As I researched my family, I would periodically come across a male cousin whose given name is Lorenzo Dow. I really did not see a reason to wonder why Lorenzo Dow was a given name until I found cousins named Lorenzo Dow all over the United States and now recently in Canada.
At this point, I began to wonder why Lorenzo and, in particular, why Lorenzo Dow? I looked at the information that I had about each of my Lorenzo Dow relatives. They were distant cousins, not only in relationship but in physical proximity. Some were related to me but not to each other. The only pattern that I could discern was that these relatives were born between 1810 and 1857.
Like many others whose ancestors lived in the United States in the early days of its existence, I have many relative with given names of Thomas Jefferson, George Washington, Alexander Hamilton, etc. Most have no connection to the men after whom they were named. I suspected that Lorenzo Dow was man of some renown who apparently was a man of note at least by 1810.
So it seems that there was a man named Lorenzo Dow who was a circuit preacher. I found a book entitled The Eccentric Preacher or A Sketch of the Life of the Celebrated Lorenzo Dow. The book is an abridged version of Lorenzo Dow's journal and was published in 1841 in Lowell, Massachusetts by E. A. Rice & Co.
Lorenzo Dow (1777-1834) was born in Connecticut. He had developed an intense interest in preaching at the age of four. This interest grew as often he had dreams of himself in the role of an itinerant preacher. Limited by the lack of a horse, Dow preached primarily in Connecticut and Rhode Island. His parents attempted to dissuade him from becoming a preacher but by 1796, they gave in and provided him with money and clothes.
By this time, Lorenzo Dow had become a Methodist and hope to become a Methodist preacher. He was turned down by the Methodist Conference but was accepted in 1798 as a circuit preacher with his first circuit in Pittstown, New York. He did not stay on the New York circuit long before being transferred to a circuit in Pittsfield, Massachusetts followed by one in Essex, Vermont.

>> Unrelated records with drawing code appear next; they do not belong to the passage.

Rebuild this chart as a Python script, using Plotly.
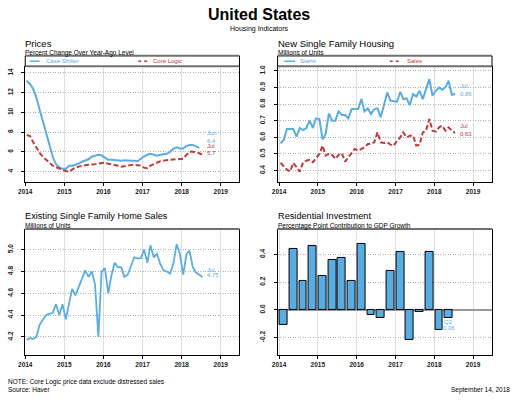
import plotly.graph_objects as go
import pandas as pd

W, H = 515, 407
BLUE = "#5AADE2"
RED = "#C0393B"
FONT = "Liberation Sans, Arial, sans-serif"

# ---------------- data ----------------
case_shiller = [13.2, 12.85, 12.4, 11.5, 10.3, 9.1, 7.9, 6.7, 5.5, 4.75, 4.4, 4.3,
                4.3, 4.6, 4.6, 4.7, 4.8, 5.0, 5.1, 5.25, 5.5, 5.6, 5.7, 5.65,
                5.4, 5.2, 5.2, 5.15, 5.1, 5.1, 5.15, 5.1, 5.1, 5.1, 5.05, 5.3,
                5.55, 5.7, 5.8, 5.7, 5.6, 5.7, 5.75, 5.8, 6.0, 6.3, 6.45, 6.35,
                6.35, 6.6, 6.7, 6.7, 6.55, 6.4]
core_logic = [7.7, 7.6, 7.0, 6.4, 5.9, 5.5, 5.2, 4.9, 4.6, 4.45, 4.35, 4.2,
              4.05, 4.0, 4.2, 4.4, 4.5, 4.6, 4.65, 4.7, 4.7, 4.75, 4.8, 4.85,
              4.9, 4.8, 4.75, 4.7, 4.6, 4.5, 4.55, 4.65, 4.7, 4.7, 4.65, 4.6,
              4.4, 4.35, 4.6, 4.72, 4.9, 5.05, 5.12, 5.18, 5.2, 5.22, 5.26, 5.3,
              5.3, 5.7, 6.0, 6.0, 5.95, 5.85, 5.7]
starts = [0.564, 0.586, 0.65, 0.65, 0.65, 0.604, 0.656, 0.644, 0.656, 0.70, 0.656, 0.714,
          0.71, 0.586, 0.62, 0.744, 0.70, 0.70, 0.756, 0.734, 0.734, 0.714, 0.77, 0.77,
          0.77, 0.83, 0.756, 0.774, 0.74, 0.77, 0.774, 0.72, 0.79, 0.87, 0.82, 0.816,
          0.814, 0.874, 0.83, 0.834, 0.794, 0.86, 0.846, 0.88, 0.83, 0.89, 0.95, 0.85,
          0.88, 0.90, 0.886, 0.90, 0.94, 0.856, 0.86]
sales = [0.446, 0.426, 0.406, 0.394, 0.446, 0.42, 0.394, 0.45, 0.46, 0.464, 0.45, 0.474,
         0.50, 0.55, 0.49, 0.50, 0.494, 0.47, 0.494, 0.504, 0.454, 0.48, 0.504, 0.53,
         0.52, 0.53, 0.54, 0.56, 0.56, 0.57, 0.63, 0.57, 0.566, 0.57, 0.556, 0.55,
         0.58, 0.60, 0.63, 0.60, 0.61, 0.61, 0.55, 0.555, 0.63, 0.64, 0.71, 0.64,
         0.634, 0.66, 0.67, 0.64, 0.66, 0.64, 0.627]
existing = [4.17, 4.19, 4.18, 4.20, 4.31, 4.35, 4.40, 4.41, 4.42, 4.50, 4.40, 4.50,
            4.36, 4.51, 4.64, 4.58, 4.65, 4.73, 4.81, 4.75, 4.80, 4.68, 4.20, 4.80,
            4.83, 4.60, 4.76, 4.88, 4.84, 4.84, 4.75, 4.77, 4.86, 4.93, 4.92, 4.92,
            5.00, 4.88, 5.04, 4.93, 4.96, 4.87, 4.81, 4.80, 4.78, 4.87, 5.05, 4.96,
            4.77, 4.96, 4.99, 4.84, 4.79, 4.77, 4.75]
res_inv = [-0.11, 0.44, 0.205, 0.46, 0.243, 0.36, 0.373, 0.205, 0.475, -0.04, -0.06, 0.284,
           0.417, -0.22, -0.017, 0.417, -0.144, -0.06]

year_ticks = ["2014-01-01", "2015-01-01", "2016-01-01", "2017-01-01", "2018-01-01", "2019-01-01"]
year_labels = ["2014", "2015", "2016", "2017", "2018", "2019"]
price_ticks = [4, 6, 8, 10, 12, 14]
units_ticks = [0.4, 0.5, 0.6, 0.7, 0.8, 0.9, 1.0]
existing_ticks = [4.2, 4.4, 4.6, 4.8, 5.0]
resinv_ticks = [-0.2, 0.0, 0.2, 0.4]

def months(n):
    return pd.date_range("2014-01-01", periods=n, freq="MS") + pd.Timedelta(days=14)

quarters = pd.date_range("2014-01-01", periods=len(res_inv), freq="QS") + pd.Timedelta(days=45)

# ---------------- geometry helpers ----------------
def fx(px):
    return px / W

def fy(py):
    return 1 - py / H

L_LEFT, L_RIGHT = 18.5, 235.7
R_LEFT, R_RIGHT = 274.3, 491.7
T_TOP, T_BOT, BAND_TOP = 65.5, 181.3, 55.0
B_TOP, B_BOT = 228.5, 354.7

fig = go.Figure()

fig.add_trace(go.Scatter(x=months(len(case_shiller)), y=case_shiller, mode="lines",
                         line=dict(color=BLUE, width=2), xaxis="x", yaxis="y"))
fig.add_trace(go.Scatter(x=months(len(core_logic)), y=core_logic, mode="lines",
                         line=dict(color=RED, width=2, dash="5px,2.5px"), xaxis="x", yaxis="y"))
fig.add_trace(go.Scatter(x=months(len(starts)), y=starts, mode="lines",
                         line=dict(color=BLUE, width=2), xaxis="x2", yaxis="y2"))
fig.add_trace(go.Scatter(x=months(len(sales)), y=sales, mode="lines",
                         line=dict(color=RED, width=2, dash="5px,2.5px"), xaxis="x2", yaxis="y2"))
fig.add_trace(go.Scatter(x=months(len(existing)), y=existing, mode="lines",
                         line=dict(color=BLUE, width=1.8), xaxis="x3", yaxis="y3"))
fig.add_trace(go.Bar(x=quarters, y=res_inv, width=74 * 86400000,
                     marker=dict(color=BLUE, line=dict(color="black", width=1)),
                     xaxis="x4", yaxis="y4"))

tickfont = dict(family=FONT, size=6.5, color="#222", weight="bold")

def xax(domain, rng, anchor):
    return dict(domain=domain, range=rng, type="date", anchor=anchor,
                tickmode="array", tickvals=year_ticks, ticktext=year_labels,
                tickfont=tickfont, ticks="outside", ticklen=3, tickcolor="black",
                showgrid=True, gridcolor="#dedede", gridwidth=1,
                showline=True, linecolor="black", linewidth=1, zeroline=False)

def yax(domain, rng, ticks, texts, anchor, zero=False):
    return dict(domain=domain, range=rng, anchor=anchor,
                tickmode="array", tickvals=ticks, ticktext=texts, tickangle=-90,
                tickfont=tickfont, ticks="outside", ticklen=3, tickcolor="black",
                ticklabelstandoff=6,
                showgrid=True, gridcolor="#b0b0b0", gridwidth=1, griddash="1px,1.5px",
                showline=True, linecolor="black", linewidth=1, mirror=True,
                zeroline=zero, zerolinecolor="#9a9a9a", zerolinewidth=2)

left_dom = [fx(L_LEFT), fx(L_RIGHT)]
right_dom = [fx(R_LEFT), fx(R_RIGHT)]
top_dom = [fy(T_BOT), fy(T_TOP)]
bot_dom = [fy(B_BOT), fy(B_TOP)]

fig.update_layout(
    width=W, height=H, autosize=False,
    margin=dict(l=0, r=0, t=0, b=0),
    paper_bgcolor="white", plot_bgcolor="white",
    showlegend=False, bargap=0,
    font=dict(family=FONT, color="black"),
    xaxis=xax(left_dom, ["2014-01-01", "2019-06-25"], "y"),
    yaxis=yax(top_dom, [2.96, 14.66], price_ticks, [str(t) for t in price_ticks], "x"),
    xaxis2=xax(right_dom, ["2013-12-18", "2019-06-28"], "y2"),
    yaxis2=yax(top_dom, [0.332, 1.027], units_ticks, [f"{t:.1f}" for t in units_ticks], "x2"),
    xaxis3=xax(left_dom, ["2014-01-01", "2019-06-25"], "y3"),
    yaxis3=yax(bot_dom, [4.035, 5.19], existing_ticks, [f"{t:.1f}" for t in existing_ticks], "x3"),
    xaxis4=xax(right_dom, ["2013-12-18", "2019-06-28"], "y4"),
    yaxis4=yax(bot_dom, [-0.325, 0.584], resinv_ticks, [f"{t:.1f}" for t in resinv_ticks], "x4", zero=True),
)

shapes = []
GRAY = "#707070"
def hline(x0, x1, py, color=GRAY, width=2, dash="solid"):
    shapes.append(dict(type="line", xref="paper", yref="paper", x0=fx(x0), x1=fx(x1),
                       y0=fy(py), y1=fy(py), line=dict(color=color, width=width, dash=dash)))
def vline(px, y0, y1):
    shapes.append(dict(type="line", xref="paper", yref="paper", x0=fx(px), x1=fx(px),
                       y0=fy(y0), y1=fy(y1), line=dict(color="black", width=1)))

for lft, rgt in [(L_LEFT, L_RIGHT), (R_LEFT, R_RIGHT)]:
    hline(lft, rgt, BAND_TOP)
    hline(lft, rgt, T_TOP)
    vline(lft, BAND_TOP, T_TOP)
    vline(rgt, BAND_TOP, T_TOP)
    hline(lft, rgt, B_TOP)

# legend samples
hline(23, 33, 60.3, BLUE, 1.5)
hline(133, 143, 60.3, RED, 1.5, "dot")
hline(281, 292, 60.3, BLUE, 1.5)
hline(388, 398, 60.3, RED, 1.5, "dot")
fig.update_layout(shapes=shapes)

ann = []
def ptext(text, px, py, size, color="black", xanchor="left", bold=False):
    ann.append(dict(text=text, x=fx(px), y=fy(py), xref="paper", yref="paper",
                    xanchor=xanchor, yanchor="middle", showarrow=False, borderpad=0,
                    font=dict(family=FONT, size=size, color=color,
                              weight="bold" if bold else "normal")))

def dtext(text, x, y, xref, yref, color, xanchor="left"):
    ann.append(dict(text=text, x=x, y=y, xref=xref, yref=yref, xanchor=xanchor,
                    yanchor="middle", showarrow=False, borderpad=0,
                    font=dict(family=FONT, size=6, color=color)))

ptext("United States", 255, 13.5, 16, xanchor="center", bold=True)
ptext("Housing Indicators", 255, 28, 7, xanchor="center")

ptext("Prices", 17.5, 42.5, 9.5)
ptext("Percent Change Over Year-Ago Level", 17.5, 52, 6.5)
ptext("New Single Family Housing", 273.5, 42.5, 9.5)
ptext("Millions of Units", 273.5, 52, 6.5)
ptext("Existing Single Family Home Sales", 17.5, 215.5, 9.2)
ptext("Millions of Units", 17.5, 225.3, 6.5)
ptext("Residential Investment", 273.5, 215.5, 9.2)
ptext("Percentage Point Contribution to GDP Growth", 273.5, 225.3, 6.5)

ptext("Case-Shiller", 39, 60.3, 6, BLUE)
ptext("Core Logic", 147, 60.3, 6, RED)
ptext("Starts", 296, 60.3, 6, BLUE)
ptext("Sales", 404, 60.3, 6, RED)

ptext("NOTE: Core Logic price data exclude distressed sales", 0, 381.5, 6.5)
ptext("Source: Haver", 0, 389, 6.5)
ptext("September 14, 2018", 511, 390, 6.5, xanchor="right")

dtext("Jun", "2018-08-18", 7.87, "x", "y", BLUE)
dtext(f"{case_shiller[-1]:.1f}", "2018-08-18", 7.06, "x", "y", BLUE)
dtext("Jul", "2018-08-18", 6.56, "x", "y", RED)
dtext(f"{core_logic[-1]:.1f}", "2018-08-18", 5.89, "x", "y", RED)
dtext("Jul", "2018-08-20", 0.906, "x2", "y2", BLUE)
dtext(f"{starts[-1]:.2f}", "2018-08-20", 0.86, "x2", "y2", BLUE)
dtext("Jul", "2018-08-20", 0.67, "x2", "y2", RED)
dtext(f"{sales[-1]:.2f}", "2018-08-20", 0.622, "x2", "y2", RED)
dtext("Jul", "2018-08-15", 4.817, "x3", "y3", BLUE)
dtext(f"{existing[-1]:.2f}", "2018-08-15", 4.764, "x3", "y3", BLUE)
dtext("Q2", "2018-05-12", -0.09, "x4", "y4", BLUE, "center")
dtext(f"{res_inv[-1]:.2f}", "2018-05-12", -0.13, "x4", "y4", BLUE, "center")
fig.update_layout(annotations=ann)

fig.write_html("out.html", config={"displayModeBar": False},
               post_script="document.body.style.margin='0';")
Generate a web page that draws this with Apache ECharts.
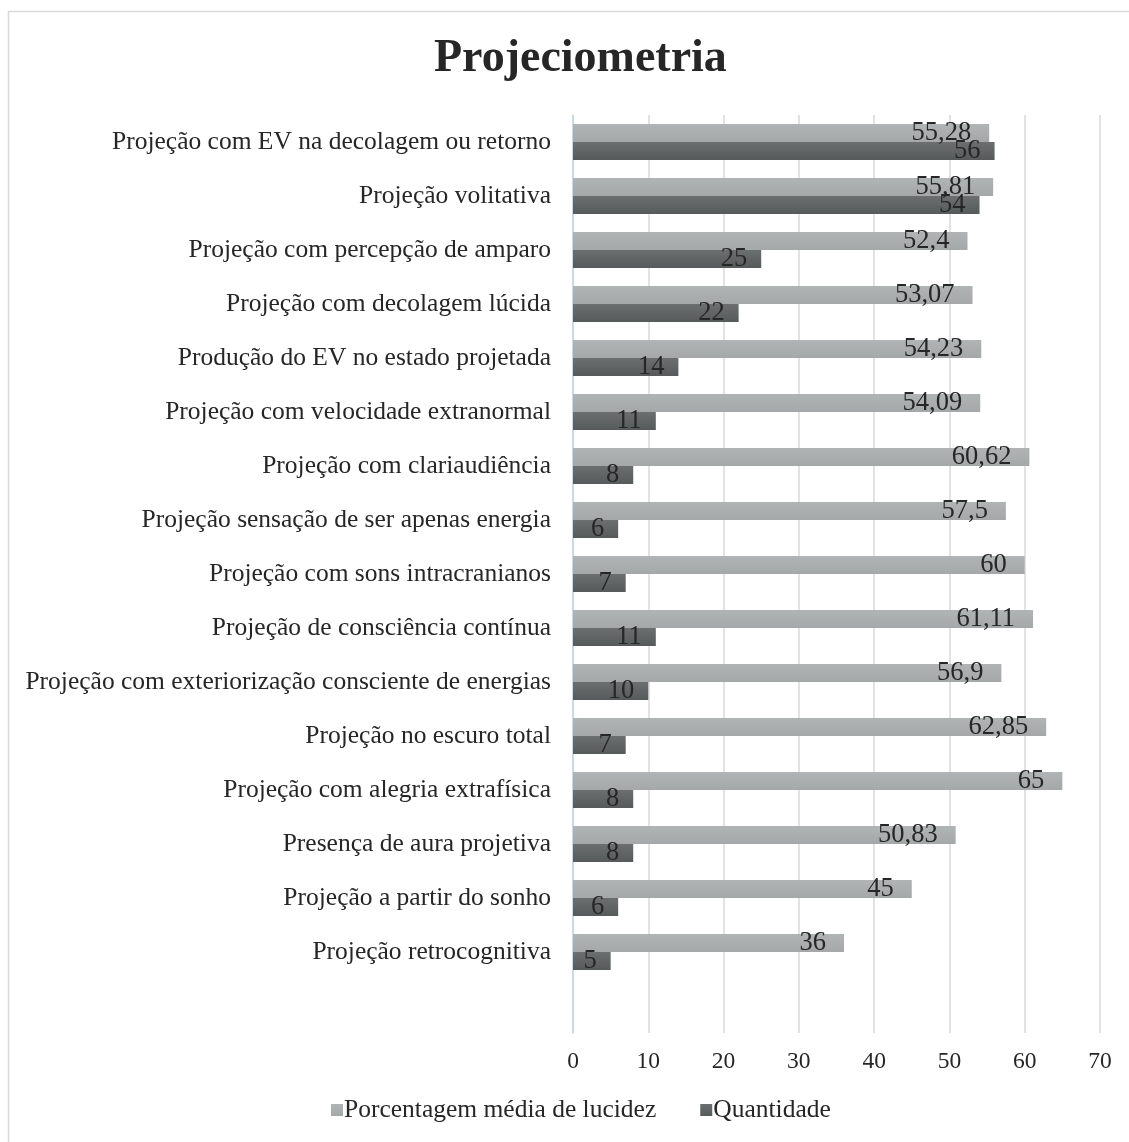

As I read the book, I found that Dow suffered with poor health from childhood and throughout his life. He had become ill while on his circuit in Vermont. He requested to be sent to Ireland. Instead the Methodist Conference assigned him to Canada. It was from Canada that he sailed in October, 1799 to Ireland, intent on converting the Catholics.
He returned to the United States in April, 1801 and began preaching in the South. He made another trip to Ireland and England in 1805. By the end of his life, Dow had traveled throughout the United States and in Canada
Lorenzo Dow did not practice personal hygiene and pictures of him on flyers, pamphlets and books show him with long hair and beard. His appearance reminds me of the pictures of Rasputin who managed to captivate the Czarina Alexandra.
Reading his journal, I found his sermons to be full of fire and brimstone. He often wrote about those who disagreed with him and many times placed curses upon his critics. Between his manner and his appearance, some called him "crazy Dow" or "crazy Lorenzo."
He had as many who reviled him as those who loved him. The US Census from 1790 through 1840, only identified the head of household. I searched the indices for each of these years and found the occurrence of Lorenzo as a given name to be extremely rare until 1830 when there were 246 people with the name Lorenzo. In 1840, the number grew to 970.
The 1850 US Census was the first census in which all the members of a household were identified. In that year, I found 8,595 people named Lorenzo in the index. Ten years later, 10,346 Lorenzos are in the index. It would seem that Lorenzo Dow's popularity and influence was waning. While the population in the United States was growing, the number of people named Lorenzo in the indices from 1860 through 1930 remained about the same from decade to decade.